Anos mais tarde, trabalhando no CAPS, estava vivenciando o cotidiano do cuidado e os desafios dessa construção coletiva com diferentes atores, como os usuários dos serviços, os familiares, os profissionais de saúde, a gerencia, as pessoas da gestão. 

Vou contar uma experiencia que considero exitosa. Essa, foi da equipe com um usuário cujo nome não era possível saber por ele não ter documentos. Ele vivia em situação de rua e parecia ter algum delírio e desconexão com o mundo compartilhado entre as pessoas. Foi encaminhado pela assistência social para acolhimento no CAPS.

Quando perguntávamos seu nome ele dizia que era Roberto (vou usar um pseudônimo), sem sobrenome. Passamos a chama-lo pelo nome que ele nos disse, pesquisas foram feitas e não encontramos mais informações oficiais sobre ele. Roberto por conta dos percalços da vida tinha muitas questões clínica. Depois de, aproximadamente, quatro meses, Roberto morreu. A preparação do seu corpo, velório, flores, enterro e lápide foram ajeitados e custeados pela gestão e pelos trabalhadores do CAPS, já que ele não tinha família conhecida para entrar em contato.

No dia do enterro, estava a equipe do CAPS e o coordenador de saúde mental, fizemos uma oração e nos despedimos de Roberto.
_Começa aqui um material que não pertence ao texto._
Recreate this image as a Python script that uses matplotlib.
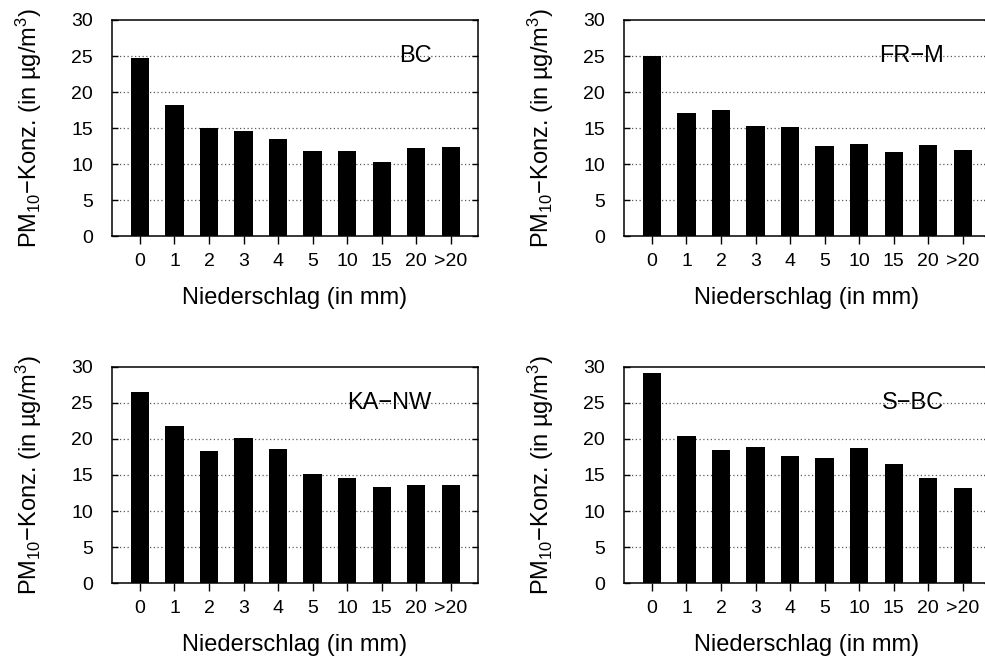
import matplotlib
matplotlib.use("Agg")
import matplotlib.pyplot as plt
import numpy as np

plt.rcParams["font.family"] = ["Liberation Sans", "DejaVu Sans"]
plt.rcParams["mathtext.fontset"] = "custom"
plt.rcParams["mathtext.rm"] = "Liberation Sans"
plt.rcParams["mathtext.default"] = "rm"

# precipitation classes (mm) and mean PM10 per station
classes = ["0", "1", "2", "3", "4", "5", "10", "15", "20", ">20"]
stations = ["BC", "FR\u2212M", "KA\u2212NW", "S\u2212BC"]
pm_bc = [24.8, 18.2, 15.1, 14.6, 13.5, 11.85, 11.9, 10.3, 12.25, 12.45]
pm_frm = [25.0, 17.1, 17.5, 15.3, 15.15, 12.5, 12.8, 11.65, 12.7, 11.95]
pm_kanw = [26.45, 21.8, 18.3, 20.1, 18.65, 15.15, 14.6, 13.35, 13.6, 13.65]
pm_sbc = [29.1, 20.4, 18.5, 18.85, 17.6, 17.3, 18.75, 16.5, 14.6, 13.2]
series = [pm_bc, pm_frm, pm_kanw, pm_sbc]
yticks = [0, 5, 10, 15, 20, 25, 30]

ylab = "PM$_{10}$\u2212Konz. (in \u00b5g/m$^3$)"

W, H = 985, 659
fig = plt.figure(figsize=(W / 100, H / 100), dpi=100)

# panel boxes in pixels: left, top
boxes = [(112, 20), (624, 20), (112, 366.7), (624, 366.7)]
aw, ah = 366, 216.5

x = np.arange(len(classes))
for (left, top), name, vals in zip(boxes, stations, series):
    ax = fig.add_axes([left / W, 1 - (top + ah) / H, aw / W, ah / H])
    ax.set_axisbelow(True)
    ax.bar(x, vals, width=0.53, color="black", edgecolor="none")
    ax.set_xlim(-0.81, 9.79)
    ax.set_ylim(0, 30)
    ax.set_yticks(yticks)
    ax.set_xticks(x)
    ax.set_xticklabels(classes)
    for g in yticks[1:-1]:
        ax.axhline(g, color="#5a5a5a", lw=0.9, ls=(0, (1, 2)), zorder=0.5)
    ax.tick_params(axis="y", direction="in", length=4, width=1, right=True,
                   labelsize=14, pad=13.5)
    ax.tick_params(axis="x", direction="out", length=6, width=1,
                   labelsize=14, pad=6)
    for s in ax.spines.values():
        s.set_linewidth(1.1)
    ax.text(8.45, 25, name, ha="right", va="center", fontsize=17)
    ax.set_xlabel("Niederschlag (in mm)", fontsize=17, labelpad=12)
    ax.set_ylabel(ylab, fontsize=17, labelpad=20)

fig.savefig("out.png", dpi=100)
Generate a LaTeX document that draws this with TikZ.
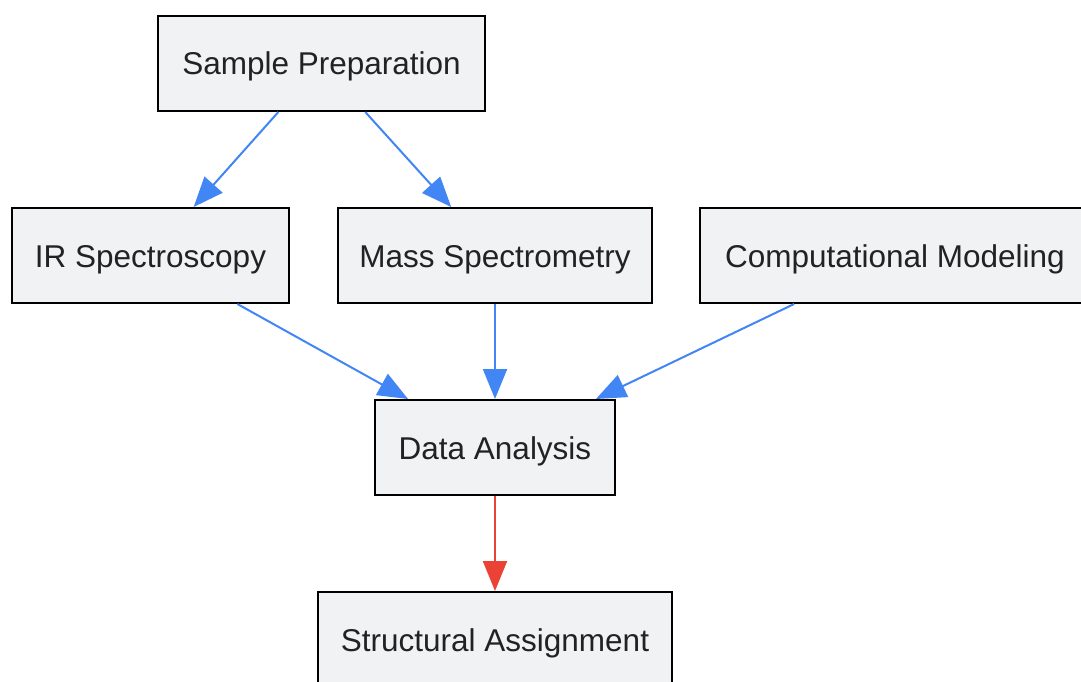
\documentclass[tikz,border=0pt]{standalone}
\usepackage{fontspec}
\setmainfont{Liberation Sans}
\usetikzlibrary{arrows.meta}
\definecolor{boxfill}{HTML}{F1F2F4}
\definecolor{boxtext}{HTML}{222222}
\definecolor{flowblue}{HTML}{4285F4}
\definecolor{flowred}{HTML}{EA4335}

\begin{document}
\begin{tikzpicture}[x=1pt,y=-1pt,
    stepbox/.style={draw=black, line width=2pt, fill=boxfill, text=boxtext,
      inner sep=0pt, minimum height=95pt, text height=24pt, text depth=1pt,
      font=\fontsize{31.5}{38}\selectfont},
    flow/.style={line width=2pt, -{Triangle[length=30pt,width=24pt]}}]
    \useasboundingbox (0,0) rectangle (1081,682);
    \clip (0,0) rectangle (1081,682);
    % the boxes, by their centres
    \node[stepbox, minimum width=327pt] (prep) at (321.5,63.5) {Sample Preparation};
    \node[stepbox, minimum width=277pt] (ir) at (150.5,255.5) {IR Spectroscopy};
    \node[stepbox, minimum width=314pt] (ms) at (495,255.5) {Mass Spectrometry};
    \node[stepbox, minimum width=390pt] (comp) at (895,255.5) {Computational Modeling};
    \node[stepbox, minimum width=240pt] (data) at (495,447.5) {Data Analysis};
    \node[stepbox, minimum width=354pt] (assign) at (495,639.5) {Structural Assignment};
    % the connectors
    \foreach \a/\b in {prep/ir, prep/ms, ir/data, ms/data, comp/data}
    {
      \draw[flow, flowblue] (\a) -- (\b);
    }
    \draw[flow, flowred] (data) -- (assign);
\end{tikzpicture}
\end{document}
Ele morreu com um nome, portanto não indigente, e com uma história que pode ser contada, ele passou da invisibilidade para um ser presente, que afetou as pessoas e foi afetado por elas. Pelo menos, nos últimos meses de vida ele pode ser visto como uma pessoa, morreu com um nome.

Lembro de Franco Basaglia quando escreveu que o cuidado em saúde mental olha o sujeito e não a doença, a pessoa passa a ser denominada pelo seu nome e não pela sua doença. Lembro também de Arthur Bispo do Rosário que bordou o nome das pessoas com quem convivia em seus mantos e objetos. As pessoas comuns com quem convivia. Com essa ação, elas passaram a existir enquanto memória e sua passagem pela terra pode ser lembrada.

Isso aconteceu nos primeiros meses de trabalho no CAPS, esse acontecimento me marcou no sentido que uma ação que pode ser considerada pequena, chamar a pessoa pelo nome e proporcionar uma morte digna, pode transformar um ser em pessoa. E foi a essa nossa breve contribuição para a vida de Roberto. Que agora pode ser celebrada.